Na trasie Warszawa–Lublin po raz kolejny doszło do groźnego zdarzenia — w Puławach ktoś zarzucił na sieć trakcyjną metalowy łańcuch, powodując zwarcie i uszkodzenie infrastruktury energetycznej. Incydent wywołał poważne utrudnienia w ruchu pociągów i wzbudził niepokój służb odpowiedzialnych za bezpieczeństwo kolei.

Do zdarzenia doszło w poniedziałkowy poranek. Uszkodzona sieć trakcyjna wymusiła natychmiastową interwencję ekip technicznych oraz wprowadzenie ograniczeń w kursowaniu pociągów. Składy przejeżdżające przez Puławy notowały opóźnienia, część skierowano na inne trasy lub skrócono ich relacje.

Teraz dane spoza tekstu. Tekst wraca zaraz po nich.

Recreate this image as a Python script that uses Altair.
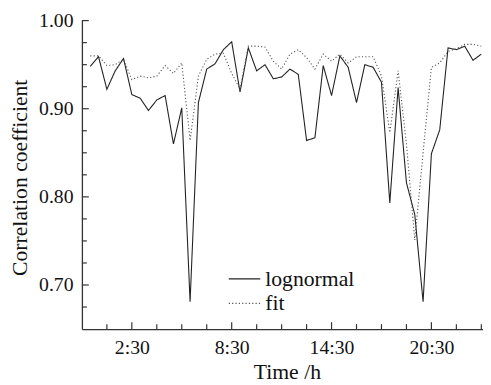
import altair as alt
import pandas as pd

# ---- data ----
time_h = [i * 0.5 for i in range(48)]  # 0:00 .. 23:30, half-hour steps
lognormal = [0.948, 0.959, 0.922, 0.943, 0.957, 0.916, 0.912, 0.898, 0.910, 0.915,
             0.860, 0.901, 0.681, 0.907, 0.945, 0.951, 0.967, 0.976, 0.919, 0.969,
             0.943, 0.950, 0.934, 0.936, 0.945, 0.939, 0.864, 0.867, 0.949, 0.915,
             0.960, 0.947, 0.907, 0.950, 0.947, 0.930, 0.793, 0.924, 0.816, 0.780,
             0.681, 0.849, 0.876, 0.969, 0.967, 0.971, 0.955, 0.962]
fit = [0.960, 0.960, 0.949, 0.950, 0.956, 0.933, 0.937, 0.935, 0.937, 0.949,
       0.940, 0.952, 0.864, 0.937, 0.956, 0.962, 0.963, 0.940, 0.922, 0.971,
       0.971, 0.970, 0.954, 0.945, 0.962, 0.967, 0.958, 0.945, 0.962, 0.954,
       0.962, 0.952, 0.959, 0.959, 0.959, 0.937, 0.873, 0.943, 0.860, 0.751,
       0.850, 0.947, 0.952, 0.965, 0.968, 0.973, 0.973, 0.971]
series_names = ["lognormal", "fit"]

x_label_values = [2.5, 8.5, 14.5, 20.5]
x_label_texts = ["2:30", "8:30", "14:30", "20:30"]
x_tick_values = [1.0, 2.5, 4.0, 5.5, 7.0, 8.5, 10.0, 11.5, 13.0, 14.5, 16.0, 17.5,
                 19.0, 20.5, 22.0, 23.5]
y_label_values = [0.70, 0.80, 0.90, 1.00]
y_tick_values = [0.675, 0.70, 0.725, 0.75, 0.775, 0.80, 0.825, 0.85, 0.875, 0.90,
                 0.925, 0.95, 0.975, 1.00]

FONT = "Liberation Serif"
TXT = "#111111"
LINE_COLORS = ["#222222", "#555555"]
DASHES = [[1, 0], [1.2, 2.2]]
W, H = 407, 313
XDOM = [-0.5, 23.6]
YDOM = [0.65, 1.00]

df = pd.DataFrame({
    "time": time_h * 2,
    "value": lognormal + fit,
    "series": [series_names[0]] * len(time_h) + [series_names[1]] * len(time_h),
})

label_expr = ""
for v, t in zip(x_label_values, x_label_texts):
    label_expr += f"datum.value == {v} ? '{t}' : "
label_expr += "''"

xscale = alt.Scale(domain=XDOM, nice=False, zero=False)
yscale = alt.Scale(domain=YDOM, nice=False, zero=False)

lines = alt.Chart(df).mark_line(strokeWidth=1.1, clip=True).encode(
    x=alt.X("time:Q", scale=xscale,
            axis=alt.Axis(values=x_label_values, labelExpr=label_expr, ticks=False,
                          grid=False, labelPadding=9, labelFontSize=20, labelFont=FONT,
                          title="Time /h", titleFont=FONT, titleFontSize=22,
                          titleFontWeight="normal",
                          titleX=208, titleY=50, titleBaseline="alphabetic",
                          titleAlign="center")),
    y=alt.Y("value:Q", scale=yscale,
            axis=alt.Axis(values=y_label_values, format=".2f", ticks=False, grid=False,
                          labelPadding=9, labelFontSize=20, labelFont=FONT,
                          title="Correlation coefficient", titleFont=FONT,
                          titleFontSize=22, titleFontWeight="normal", titleAngle=-90,
                          titleX=-56, titleY=159, titleBaseline="alphabetic",
                          titleAlign="center")),
    color=alt.Color("series:N", scale=alt.Scale(domain=series_names, range=LINE_COLORS),
                    legend=None),
    strokeDash=alt.StrokeDash("series:N", scale=alt.Scale(domain=series_names, range=DASHES),
                              legend=None),
)

# manual legend (layout only; labels come from series_names)
leg_df = pd.DataFrame({"series": series_names})
legend_layers = []
for i, name in enumerate(series_names):
    ly = 262 + 25 * i
    sub = alt.Chart(leg_df).transform_filter(alt.datum.series == name)
    legend_layers.append(sub.mark_rule(color=LINE_COLORS[i], strokeWidth=1.2,
                                       strokeDash=DASHES[i]).encode(
        x=alt.value(149), x2=alt.value(181), y=alt.value(ly)))
    legend_layers.append(sub.mark_text(align="left", baseline="alphabetic", font=FONT,
                                       fontSize=22, color=TXT).encode(
        x=alt.value(186), y=alt.value(ly + 7), text="series:N"))

xt_df = pd.DataFrame({"t": x_tick_values,
                      "major": [v in x_label_values for v in x_tick_values]})
yt_df = pd.DataFrame({"v": y_tick_values,
                      "major": [any(abs(v - m) < 1e-9 for m in y_label_values)
                                for v in y_tick_values]})

x_ticks_major = alt.Chart(xt_df).transform_filter("datum.major").mark_rule(
    color="#333333", strokeWidth=1.2).encode(
    x=alt.X("t:Q", scale=xscale), y=alt.value(H), y2=alt.value(H - 7))
x_ticks_minor = alt.Chart(xt_df).transform_filter("!datum.major").mark_rule(
    color="#333333", strokeWidth=1.2).encode(
    x=alt.X("t:Q", scale=xscale), y=alt.value(H), y2=alt.value(H - 5))
y_ticks_major = alt.Chart(yt_df).transform_filter("datum.major").mark_rule(
    color="#333333", strokeWidth=1.2).encode(
    y=alt.Y("v:Q", scale=yscale), x=alt.value(0), x2=alt.value(7))
y_ticks_minor = alt.Chart(yt_df).transform_filter("!datum.major").mark_rule(
    color="#333333", strokeWidth=1.2).encode(
    y=alt.Y("v:Q", scale=yscale), x=alt.value(0), x2=alt.value(5))

chart = alt.layer(lines, x_ticks_major, x_ticks_minor, y_ticks_major, y_ticks_minor,
                  *legend_layers).properties(
    width=W, height=H,
    autosize=alt.AutoSizeParams(type="none"),
    padding={"left": 75, "top": 10, "right": 0, "bottom": 56},
).configure(font=FONT, background="white").configure_view(stroke=None).configure_axis(
    domainColor="#333333", domainWidth=1.3, labelColor=TXT, titleColor=TXT,
    labelFont=FONT, titleFont=FONT,
)

chart.save("out.html", embed_options={"renderer": "svg", "actions": False})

Puławy znajdują się niewiele ponad 50 km od Życzyna, gdzie kilka godzin wcześniej maszynista zgłosił poważne uszkodzenie torowiska. Na linii kolejowej nr 7 stwierdzono ubytek szyny o długości około metra, co doprowadziło do wstrzymania ruchu na odcinku Sobolew–Życzyn i wprowadzenia ruchu jednotorowego.

Sytuację skomentował premier Donald Tusk, informując, że w sprawie uszkodzenia torowiska pozostaje w stałym kontakcie ze służbami i doszło do aktu dywersji.

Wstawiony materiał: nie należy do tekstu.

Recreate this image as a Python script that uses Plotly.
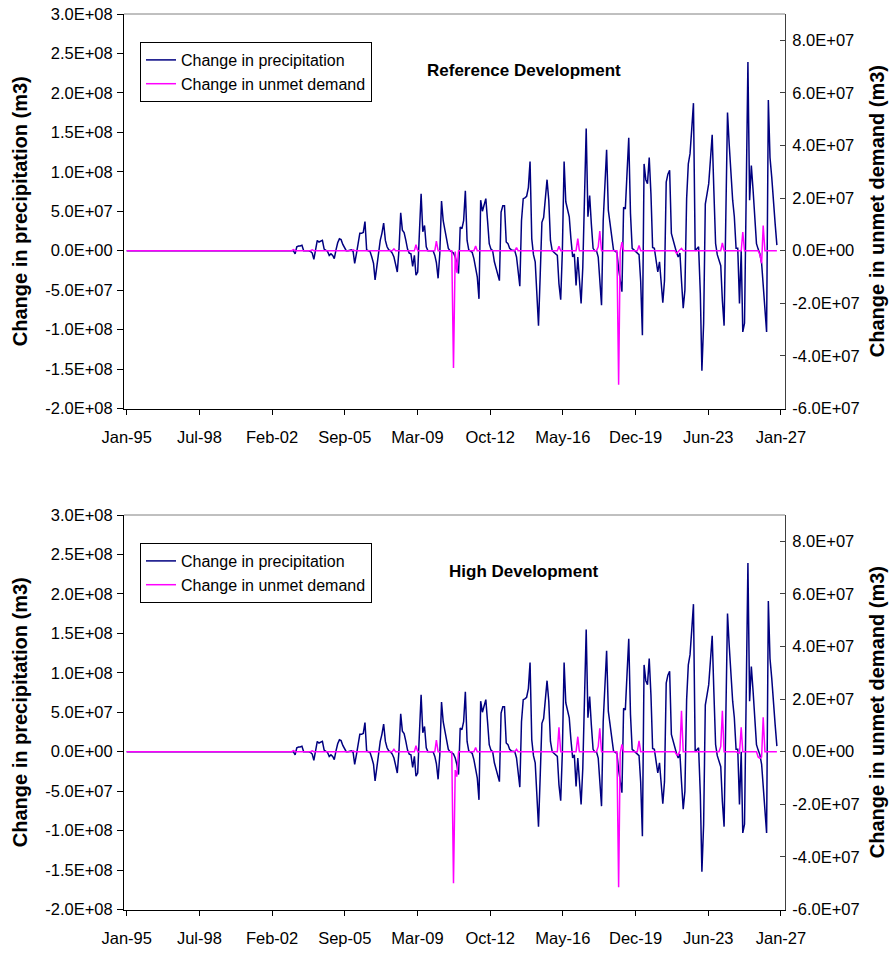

Wysadzenie toru kolejowego na trasie Warszawa-Lublin to bezprecedensowy akt dywersji wymierzony w bezpieczeństwo państwa polskiego i jego obywateli. Trwa śledztwo. Tak jak w poprzednich tego typu przypadkach, dopadniemy sprawców, niezależnie od tego, kto jest ich mocodawcą.
— Donald Tusk (@donaldtusk) November 17, 2025
Służby prowadzą intensywne czynności wyjaśniające zarówno w Życzynie, jak i w Puławach. Komisje kolejowe zabezpieczają teren i dokumentują uszkodzenia. Naprawy infrastruktury ruszą po zakończeniu prac dochodzeniowych, co może wydłużyć czas utrudnień dla pasażerów.